What this task involves: Identify the lines holding "seaborn" and copy them.

Provided material:

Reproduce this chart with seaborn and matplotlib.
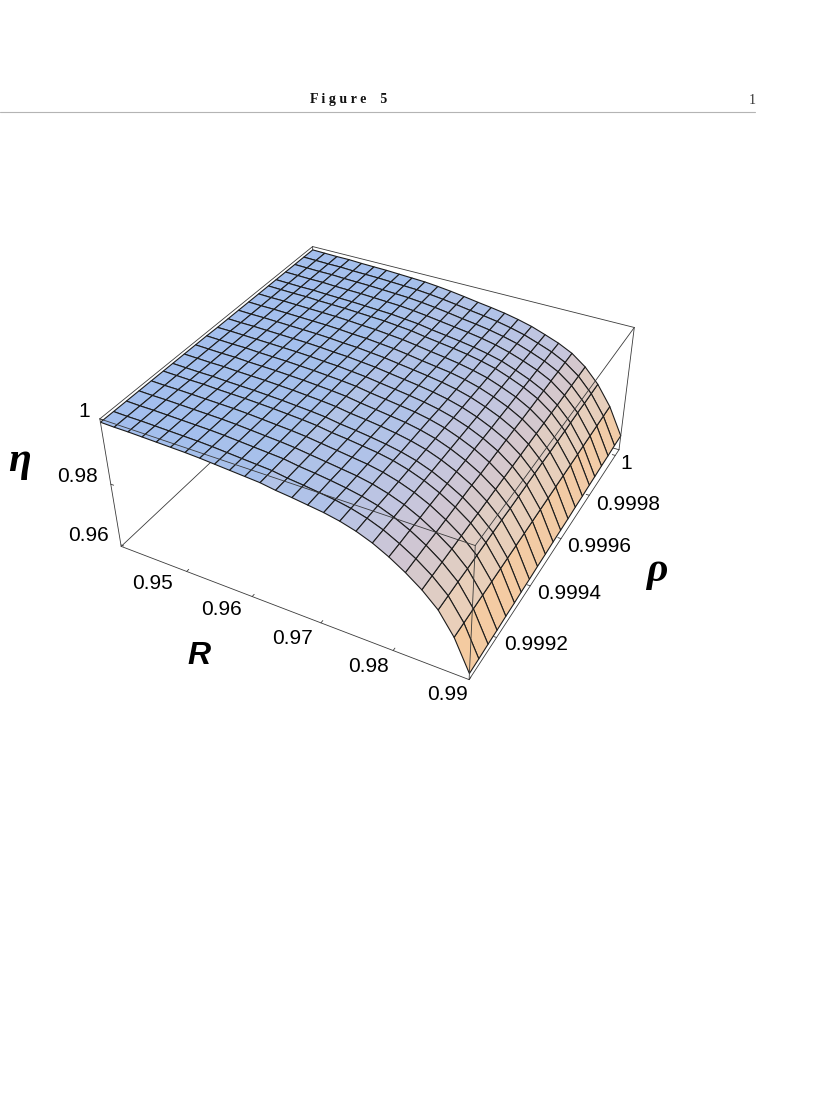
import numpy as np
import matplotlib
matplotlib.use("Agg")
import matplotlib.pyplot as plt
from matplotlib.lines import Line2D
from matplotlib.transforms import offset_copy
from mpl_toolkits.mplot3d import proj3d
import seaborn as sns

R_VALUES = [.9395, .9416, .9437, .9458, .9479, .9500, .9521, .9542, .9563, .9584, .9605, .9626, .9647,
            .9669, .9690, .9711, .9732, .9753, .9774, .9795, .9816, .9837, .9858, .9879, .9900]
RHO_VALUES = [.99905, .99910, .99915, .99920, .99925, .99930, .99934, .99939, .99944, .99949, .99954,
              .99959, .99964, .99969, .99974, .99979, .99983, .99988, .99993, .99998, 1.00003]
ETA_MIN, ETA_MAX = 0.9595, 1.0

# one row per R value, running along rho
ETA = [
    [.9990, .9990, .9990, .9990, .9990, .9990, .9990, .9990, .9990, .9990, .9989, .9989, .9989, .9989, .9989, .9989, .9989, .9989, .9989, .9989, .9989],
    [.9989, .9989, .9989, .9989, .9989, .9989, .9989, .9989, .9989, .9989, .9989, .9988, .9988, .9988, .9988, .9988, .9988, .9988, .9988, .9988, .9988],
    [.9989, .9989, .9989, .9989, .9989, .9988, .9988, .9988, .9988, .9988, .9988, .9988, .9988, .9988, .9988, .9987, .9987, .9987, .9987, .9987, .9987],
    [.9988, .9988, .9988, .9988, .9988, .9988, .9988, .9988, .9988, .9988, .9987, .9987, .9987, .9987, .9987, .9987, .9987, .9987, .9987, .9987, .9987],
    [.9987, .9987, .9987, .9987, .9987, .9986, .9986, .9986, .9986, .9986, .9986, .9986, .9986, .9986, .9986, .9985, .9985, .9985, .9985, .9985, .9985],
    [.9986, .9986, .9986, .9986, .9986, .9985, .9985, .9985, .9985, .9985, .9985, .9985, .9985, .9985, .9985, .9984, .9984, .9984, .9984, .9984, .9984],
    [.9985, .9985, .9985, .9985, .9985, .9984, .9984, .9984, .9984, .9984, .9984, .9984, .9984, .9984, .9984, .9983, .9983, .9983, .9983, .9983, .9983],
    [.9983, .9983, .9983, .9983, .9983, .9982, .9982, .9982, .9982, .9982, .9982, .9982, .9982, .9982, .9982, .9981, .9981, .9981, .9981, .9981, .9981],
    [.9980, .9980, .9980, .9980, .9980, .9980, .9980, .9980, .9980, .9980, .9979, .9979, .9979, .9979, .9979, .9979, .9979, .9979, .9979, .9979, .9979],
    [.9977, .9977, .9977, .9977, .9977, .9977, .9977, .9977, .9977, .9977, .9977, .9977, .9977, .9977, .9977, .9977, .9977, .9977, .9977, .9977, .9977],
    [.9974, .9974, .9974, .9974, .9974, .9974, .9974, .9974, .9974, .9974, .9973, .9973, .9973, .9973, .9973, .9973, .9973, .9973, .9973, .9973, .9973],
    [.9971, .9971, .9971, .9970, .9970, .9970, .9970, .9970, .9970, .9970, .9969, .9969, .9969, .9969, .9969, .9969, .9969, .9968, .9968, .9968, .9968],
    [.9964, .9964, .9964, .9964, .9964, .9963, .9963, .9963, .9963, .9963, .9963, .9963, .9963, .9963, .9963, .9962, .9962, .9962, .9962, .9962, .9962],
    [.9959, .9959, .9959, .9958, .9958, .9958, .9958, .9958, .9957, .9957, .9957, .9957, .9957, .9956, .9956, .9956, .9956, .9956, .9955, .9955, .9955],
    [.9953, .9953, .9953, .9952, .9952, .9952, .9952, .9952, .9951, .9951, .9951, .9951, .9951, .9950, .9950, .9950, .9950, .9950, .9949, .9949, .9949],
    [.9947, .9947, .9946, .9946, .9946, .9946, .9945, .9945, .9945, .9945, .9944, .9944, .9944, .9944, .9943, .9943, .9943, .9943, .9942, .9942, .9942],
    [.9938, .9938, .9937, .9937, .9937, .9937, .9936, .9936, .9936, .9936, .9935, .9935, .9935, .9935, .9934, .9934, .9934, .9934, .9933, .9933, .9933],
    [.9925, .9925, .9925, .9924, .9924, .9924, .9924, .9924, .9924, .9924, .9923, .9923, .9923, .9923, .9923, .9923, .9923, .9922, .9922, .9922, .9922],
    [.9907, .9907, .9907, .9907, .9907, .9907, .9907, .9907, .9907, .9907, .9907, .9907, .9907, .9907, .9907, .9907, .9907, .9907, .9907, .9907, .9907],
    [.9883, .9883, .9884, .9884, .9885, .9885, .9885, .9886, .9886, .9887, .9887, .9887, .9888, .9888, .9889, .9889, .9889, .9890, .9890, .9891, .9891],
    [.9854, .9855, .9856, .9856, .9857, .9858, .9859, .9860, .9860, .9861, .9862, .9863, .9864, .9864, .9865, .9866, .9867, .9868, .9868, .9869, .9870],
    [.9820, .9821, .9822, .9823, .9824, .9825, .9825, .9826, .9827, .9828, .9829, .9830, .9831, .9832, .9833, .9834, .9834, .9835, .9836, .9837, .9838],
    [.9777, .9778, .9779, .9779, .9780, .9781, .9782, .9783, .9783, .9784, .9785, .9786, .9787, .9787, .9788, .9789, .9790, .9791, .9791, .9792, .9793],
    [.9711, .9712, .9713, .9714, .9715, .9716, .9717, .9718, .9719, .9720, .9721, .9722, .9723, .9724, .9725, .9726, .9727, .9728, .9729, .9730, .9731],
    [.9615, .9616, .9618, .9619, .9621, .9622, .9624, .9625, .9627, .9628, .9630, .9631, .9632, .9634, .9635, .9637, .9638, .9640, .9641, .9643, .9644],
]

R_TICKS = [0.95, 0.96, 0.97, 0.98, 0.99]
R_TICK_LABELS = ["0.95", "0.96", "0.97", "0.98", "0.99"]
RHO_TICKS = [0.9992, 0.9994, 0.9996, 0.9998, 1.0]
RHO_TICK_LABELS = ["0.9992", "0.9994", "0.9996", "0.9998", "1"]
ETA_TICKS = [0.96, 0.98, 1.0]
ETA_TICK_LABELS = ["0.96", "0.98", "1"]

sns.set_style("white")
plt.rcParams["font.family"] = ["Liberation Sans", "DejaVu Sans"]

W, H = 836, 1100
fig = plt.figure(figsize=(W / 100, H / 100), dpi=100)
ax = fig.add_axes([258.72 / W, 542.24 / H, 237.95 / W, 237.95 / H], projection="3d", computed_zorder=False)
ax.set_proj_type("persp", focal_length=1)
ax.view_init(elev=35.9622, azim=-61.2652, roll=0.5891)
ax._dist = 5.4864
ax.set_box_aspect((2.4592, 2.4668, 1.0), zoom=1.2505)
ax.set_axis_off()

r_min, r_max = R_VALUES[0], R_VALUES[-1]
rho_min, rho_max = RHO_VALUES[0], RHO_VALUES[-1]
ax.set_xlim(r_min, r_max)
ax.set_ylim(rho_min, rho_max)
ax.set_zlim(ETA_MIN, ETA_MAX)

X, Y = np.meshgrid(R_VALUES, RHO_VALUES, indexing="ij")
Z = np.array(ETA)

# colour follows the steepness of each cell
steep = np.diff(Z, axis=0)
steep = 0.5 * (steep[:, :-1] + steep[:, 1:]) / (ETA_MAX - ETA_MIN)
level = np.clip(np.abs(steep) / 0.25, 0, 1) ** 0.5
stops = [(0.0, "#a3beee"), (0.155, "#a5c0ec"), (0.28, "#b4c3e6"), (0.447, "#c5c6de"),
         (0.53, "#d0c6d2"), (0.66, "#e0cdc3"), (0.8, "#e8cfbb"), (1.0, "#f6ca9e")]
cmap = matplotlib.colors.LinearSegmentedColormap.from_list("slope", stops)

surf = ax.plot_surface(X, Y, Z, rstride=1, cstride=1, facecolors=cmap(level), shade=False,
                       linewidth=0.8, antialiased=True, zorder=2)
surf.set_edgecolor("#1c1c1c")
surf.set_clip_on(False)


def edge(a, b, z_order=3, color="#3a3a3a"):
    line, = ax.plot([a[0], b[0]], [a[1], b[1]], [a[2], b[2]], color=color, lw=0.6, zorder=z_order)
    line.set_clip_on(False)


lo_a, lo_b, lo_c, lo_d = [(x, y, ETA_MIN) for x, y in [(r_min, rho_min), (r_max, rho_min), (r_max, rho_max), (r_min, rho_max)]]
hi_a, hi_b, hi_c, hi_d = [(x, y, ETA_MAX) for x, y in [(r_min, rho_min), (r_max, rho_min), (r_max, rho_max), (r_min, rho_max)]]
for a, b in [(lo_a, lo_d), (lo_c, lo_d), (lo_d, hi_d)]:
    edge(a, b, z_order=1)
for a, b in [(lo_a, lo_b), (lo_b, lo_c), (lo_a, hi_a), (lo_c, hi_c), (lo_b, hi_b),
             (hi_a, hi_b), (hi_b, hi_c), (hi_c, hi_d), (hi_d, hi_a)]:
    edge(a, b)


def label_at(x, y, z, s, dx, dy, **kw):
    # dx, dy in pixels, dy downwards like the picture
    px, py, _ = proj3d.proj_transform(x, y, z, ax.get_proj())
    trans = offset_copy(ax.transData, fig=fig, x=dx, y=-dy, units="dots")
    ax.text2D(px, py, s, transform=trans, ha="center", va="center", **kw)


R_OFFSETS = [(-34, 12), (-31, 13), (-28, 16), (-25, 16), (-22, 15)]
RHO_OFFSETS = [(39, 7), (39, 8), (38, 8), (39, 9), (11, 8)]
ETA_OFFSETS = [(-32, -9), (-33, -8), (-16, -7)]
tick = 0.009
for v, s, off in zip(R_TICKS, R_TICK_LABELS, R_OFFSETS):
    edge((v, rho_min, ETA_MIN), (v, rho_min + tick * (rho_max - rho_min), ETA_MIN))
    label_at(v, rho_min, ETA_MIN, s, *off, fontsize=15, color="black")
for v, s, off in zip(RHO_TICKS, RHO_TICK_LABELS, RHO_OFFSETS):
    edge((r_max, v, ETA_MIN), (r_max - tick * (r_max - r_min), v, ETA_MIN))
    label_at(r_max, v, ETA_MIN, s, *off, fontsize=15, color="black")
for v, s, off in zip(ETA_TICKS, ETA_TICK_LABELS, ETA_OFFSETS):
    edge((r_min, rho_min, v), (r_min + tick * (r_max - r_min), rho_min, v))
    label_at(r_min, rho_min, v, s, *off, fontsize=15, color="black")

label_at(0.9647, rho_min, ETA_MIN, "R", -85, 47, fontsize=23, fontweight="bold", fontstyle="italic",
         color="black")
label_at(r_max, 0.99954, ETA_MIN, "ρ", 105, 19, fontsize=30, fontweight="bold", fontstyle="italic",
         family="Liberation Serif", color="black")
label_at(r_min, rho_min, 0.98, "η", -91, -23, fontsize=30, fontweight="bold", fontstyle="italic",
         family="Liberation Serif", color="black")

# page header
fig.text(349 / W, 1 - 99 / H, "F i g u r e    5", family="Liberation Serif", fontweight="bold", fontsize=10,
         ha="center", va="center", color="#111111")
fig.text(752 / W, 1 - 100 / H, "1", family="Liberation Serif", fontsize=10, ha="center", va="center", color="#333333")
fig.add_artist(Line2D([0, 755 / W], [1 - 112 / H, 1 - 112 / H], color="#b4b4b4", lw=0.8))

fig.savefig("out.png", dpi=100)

Written solution:
Reproduce this chart with seaborn and matplotlib.
import seaborn as sns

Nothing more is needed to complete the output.